Luzarraga recalls hearing about the conflict all throughout her childhood. Bobrov, Dremov and Eberle all agree that despite the war’s long duration, barely any progress has been made on either side.

“It just feels like so much has happened, and nothing has really changed apart from all of the lives that have been lost,” Dremov said. “I don’t really see the point in the conflict. It just feels kind of pointless. And long before [Russia sent troops to Ukraine], there was a conflict between Russia and Ukraine. It’s been going on for that entire time since then. It’s just a very long conflict and it doesn’t seem like it’s gone anywhere.”

The students also have to decide whether or not to expose themselves to more information about the war.
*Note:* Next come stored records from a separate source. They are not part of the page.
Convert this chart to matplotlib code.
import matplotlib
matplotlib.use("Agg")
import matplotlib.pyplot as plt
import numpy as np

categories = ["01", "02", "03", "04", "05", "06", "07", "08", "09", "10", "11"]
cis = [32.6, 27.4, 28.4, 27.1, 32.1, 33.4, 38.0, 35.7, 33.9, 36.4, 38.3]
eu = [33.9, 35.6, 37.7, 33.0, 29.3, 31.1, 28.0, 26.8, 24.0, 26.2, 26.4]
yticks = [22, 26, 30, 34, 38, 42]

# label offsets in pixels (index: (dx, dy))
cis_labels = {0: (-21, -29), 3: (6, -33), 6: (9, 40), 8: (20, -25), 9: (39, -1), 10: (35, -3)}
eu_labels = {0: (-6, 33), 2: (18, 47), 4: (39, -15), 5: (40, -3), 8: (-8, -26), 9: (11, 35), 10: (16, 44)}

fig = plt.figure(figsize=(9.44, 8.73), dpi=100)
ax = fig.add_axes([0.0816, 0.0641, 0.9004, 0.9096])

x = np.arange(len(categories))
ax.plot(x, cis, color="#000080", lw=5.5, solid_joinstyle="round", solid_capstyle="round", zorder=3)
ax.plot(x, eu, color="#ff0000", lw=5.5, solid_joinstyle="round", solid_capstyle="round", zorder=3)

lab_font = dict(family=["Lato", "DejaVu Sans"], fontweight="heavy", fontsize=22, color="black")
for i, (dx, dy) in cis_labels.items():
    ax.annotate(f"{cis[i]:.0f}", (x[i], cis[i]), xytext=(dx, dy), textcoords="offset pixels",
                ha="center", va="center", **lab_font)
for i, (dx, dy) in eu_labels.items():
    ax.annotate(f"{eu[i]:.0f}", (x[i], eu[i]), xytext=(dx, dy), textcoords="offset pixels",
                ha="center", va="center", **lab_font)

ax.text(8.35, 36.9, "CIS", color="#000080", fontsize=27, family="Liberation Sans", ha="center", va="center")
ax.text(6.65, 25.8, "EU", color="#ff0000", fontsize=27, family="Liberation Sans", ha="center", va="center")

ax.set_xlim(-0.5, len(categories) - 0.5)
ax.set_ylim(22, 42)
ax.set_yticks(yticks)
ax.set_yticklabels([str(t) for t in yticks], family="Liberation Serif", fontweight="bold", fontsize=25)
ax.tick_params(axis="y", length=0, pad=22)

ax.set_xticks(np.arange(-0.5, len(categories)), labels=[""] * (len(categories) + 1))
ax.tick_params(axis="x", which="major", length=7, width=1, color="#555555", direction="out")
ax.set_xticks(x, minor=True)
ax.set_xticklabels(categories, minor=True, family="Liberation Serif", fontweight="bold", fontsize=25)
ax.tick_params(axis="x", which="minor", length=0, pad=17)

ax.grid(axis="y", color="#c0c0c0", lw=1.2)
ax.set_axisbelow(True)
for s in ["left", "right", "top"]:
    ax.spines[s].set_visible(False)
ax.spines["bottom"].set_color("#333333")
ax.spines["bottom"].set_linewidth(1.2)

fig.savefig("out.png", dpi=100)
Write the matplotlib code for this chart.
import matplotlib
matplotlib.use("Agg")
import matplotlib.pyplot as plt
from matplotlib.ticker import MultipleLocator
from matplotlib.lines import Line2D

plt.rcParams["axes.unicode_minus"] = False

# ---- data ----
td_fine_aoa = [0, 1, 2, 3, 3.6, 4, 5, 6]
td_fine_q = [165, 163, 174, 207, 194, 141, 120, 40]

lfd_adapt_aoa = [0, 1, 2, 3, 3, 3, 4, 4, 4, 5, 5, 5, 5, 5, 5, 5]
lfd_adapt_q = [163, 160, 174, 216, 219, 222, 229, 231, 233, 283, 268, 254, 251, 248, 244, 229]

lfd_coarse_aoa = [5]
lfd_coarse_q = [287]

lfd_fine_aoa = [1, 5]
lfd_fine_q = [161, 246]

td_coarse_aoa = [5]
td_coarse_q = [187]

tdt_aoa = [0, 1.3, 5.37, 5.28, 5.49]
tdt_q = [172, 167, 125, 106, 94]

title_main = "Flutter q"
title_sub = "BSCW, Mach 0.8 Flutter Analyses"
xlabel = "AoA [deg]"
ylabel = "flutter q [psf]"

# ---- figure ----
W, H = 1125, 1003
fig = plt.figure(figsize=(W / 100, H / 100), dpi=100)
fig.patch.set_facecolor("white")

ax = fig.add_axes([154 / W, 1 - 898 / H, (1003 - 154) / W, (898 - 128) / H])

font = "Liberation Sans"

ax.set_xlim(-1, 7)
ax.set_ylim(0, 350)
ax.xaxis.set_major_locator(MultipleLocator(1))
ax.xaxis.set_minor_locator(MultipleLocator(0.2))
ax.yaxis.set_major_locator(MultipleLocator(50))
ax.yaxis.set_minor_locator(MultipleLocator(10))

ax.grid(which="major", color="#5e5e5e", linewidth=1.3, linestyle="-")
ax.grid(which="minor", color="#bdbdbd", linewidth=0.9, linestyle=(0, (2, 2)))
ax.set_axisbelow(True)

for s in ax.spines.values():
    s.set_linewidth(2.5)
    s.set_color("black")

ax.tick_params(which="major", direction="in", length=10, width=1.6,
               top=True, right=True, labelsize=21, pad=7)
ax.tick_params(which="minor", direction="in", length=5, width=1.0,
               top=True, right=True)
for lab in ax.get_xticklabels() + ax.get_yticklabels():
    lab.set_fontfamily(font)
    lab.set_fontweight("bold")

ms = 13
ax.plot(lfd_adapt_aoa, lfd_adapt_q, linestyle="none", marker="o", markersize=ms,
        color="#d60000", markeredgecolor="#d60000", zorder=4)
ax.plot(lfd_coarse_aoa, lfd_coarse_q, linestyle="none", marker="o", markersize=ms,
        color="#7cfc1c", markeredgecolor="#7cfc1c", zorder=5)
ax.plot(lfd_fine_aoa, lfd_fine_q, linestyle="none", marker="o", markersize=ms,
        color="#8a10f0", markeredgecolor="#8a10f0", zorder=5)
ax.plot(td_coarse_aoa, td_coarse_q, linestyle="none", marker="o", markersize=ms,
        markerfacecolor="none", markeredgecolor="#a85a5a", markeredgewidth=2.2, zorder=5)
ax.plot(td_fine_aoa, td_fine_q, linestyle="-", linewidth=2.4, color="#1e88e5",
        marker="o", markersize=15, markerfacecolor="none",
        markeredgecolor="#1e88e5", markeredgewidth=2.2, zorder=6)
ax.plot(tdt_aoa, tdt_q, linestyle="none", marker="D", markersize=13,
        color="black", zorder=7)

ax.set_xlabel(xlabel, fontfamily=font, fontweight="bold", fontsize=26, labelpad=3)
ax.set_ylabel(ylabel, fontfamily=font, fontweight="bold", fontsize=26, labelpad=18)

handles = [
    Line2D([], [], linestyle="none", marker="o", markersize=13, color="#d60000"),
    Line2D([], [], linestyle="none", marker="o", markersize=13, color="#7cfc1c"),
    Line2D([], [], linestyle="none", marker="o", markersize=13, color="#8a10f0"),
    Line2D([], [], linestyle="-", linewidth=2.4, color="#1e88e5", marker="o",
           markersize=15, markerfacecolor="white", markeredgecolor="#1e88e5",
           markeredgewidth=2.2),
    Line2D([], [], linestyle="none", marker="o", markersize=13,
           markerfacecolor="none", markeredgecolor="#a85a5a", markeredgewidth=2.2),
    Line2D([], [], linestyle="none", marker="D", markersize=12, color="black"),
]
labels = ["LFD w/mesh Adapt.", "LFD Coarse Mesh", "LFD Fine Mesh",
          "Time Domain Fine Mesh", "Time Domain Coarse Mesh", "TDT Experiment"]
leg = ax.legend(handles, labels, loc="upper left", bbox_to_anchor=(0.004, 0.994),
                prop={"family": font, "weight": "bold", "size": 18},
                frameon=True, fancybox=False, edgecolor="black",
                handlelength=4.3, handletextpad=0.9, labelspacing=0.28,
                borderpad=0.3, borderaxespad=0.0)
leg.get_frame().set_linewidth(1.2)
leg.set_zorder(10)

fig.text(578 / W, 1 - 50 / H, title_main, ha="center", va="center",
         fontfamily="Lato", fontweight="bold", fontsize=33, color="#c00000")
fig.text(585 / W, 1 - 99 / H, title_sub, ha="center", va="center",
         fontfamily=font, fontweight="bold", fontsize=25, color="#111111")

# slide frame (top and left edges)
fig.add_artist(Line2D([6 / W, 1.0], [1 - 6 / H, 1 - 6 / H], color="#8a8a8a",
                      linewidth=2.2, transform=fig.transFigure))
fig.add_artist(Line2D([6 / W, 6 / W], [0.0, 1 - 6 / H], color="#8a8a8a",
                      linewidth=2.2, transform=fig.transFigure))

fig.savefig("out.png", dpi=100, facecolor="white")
While Bobrov has been following the events in Ukraine and Russia closely, Luzarraga researches the conflict less now than she did at its beginning, as she feels the news doesn’t show positive developments.

Dremov’s grandparents are currently living in Donetsk, one of the Ukrainian cities where much of the conflict is taking place. For Dremov, the war has become another source of stress that has fallen into place alongside other aspects of his life. When his mother talks to his grandparents via Skype, they try to keep their conversations mostly positive. However, when they do discuss the conflict, Dremov tries to not listen in.

“They try to keep it as lighthearted as possible because it’s a sad topic to discuss,” Dremov said. “So they try to avoid the topic of war and they just talk about daily life. My mom keeps bees and my grandparents keep bees, so they talked about that. And they both liked gardening. So it’s kind of like, you know, just small talk.”

The war has been going on for over a year, and it still continues to affect the lives of millions of people. Whether it’s worrying about loved ones living near the warzone or family members becoming refugees and having to adapt to their new lives, the war has had a profound impact on Ukrainian and Russian students, even from the other side of the world.

“Russia was such a key part of my life,” Bobrov said. “When I was a kid, I went every single year in the summer. I would spend all three months of summer in Russia, and it was just a key part of my identity. To not be able to go there, to have everything I know about it flipped on its head, it’s definitely been affecting me mentally.”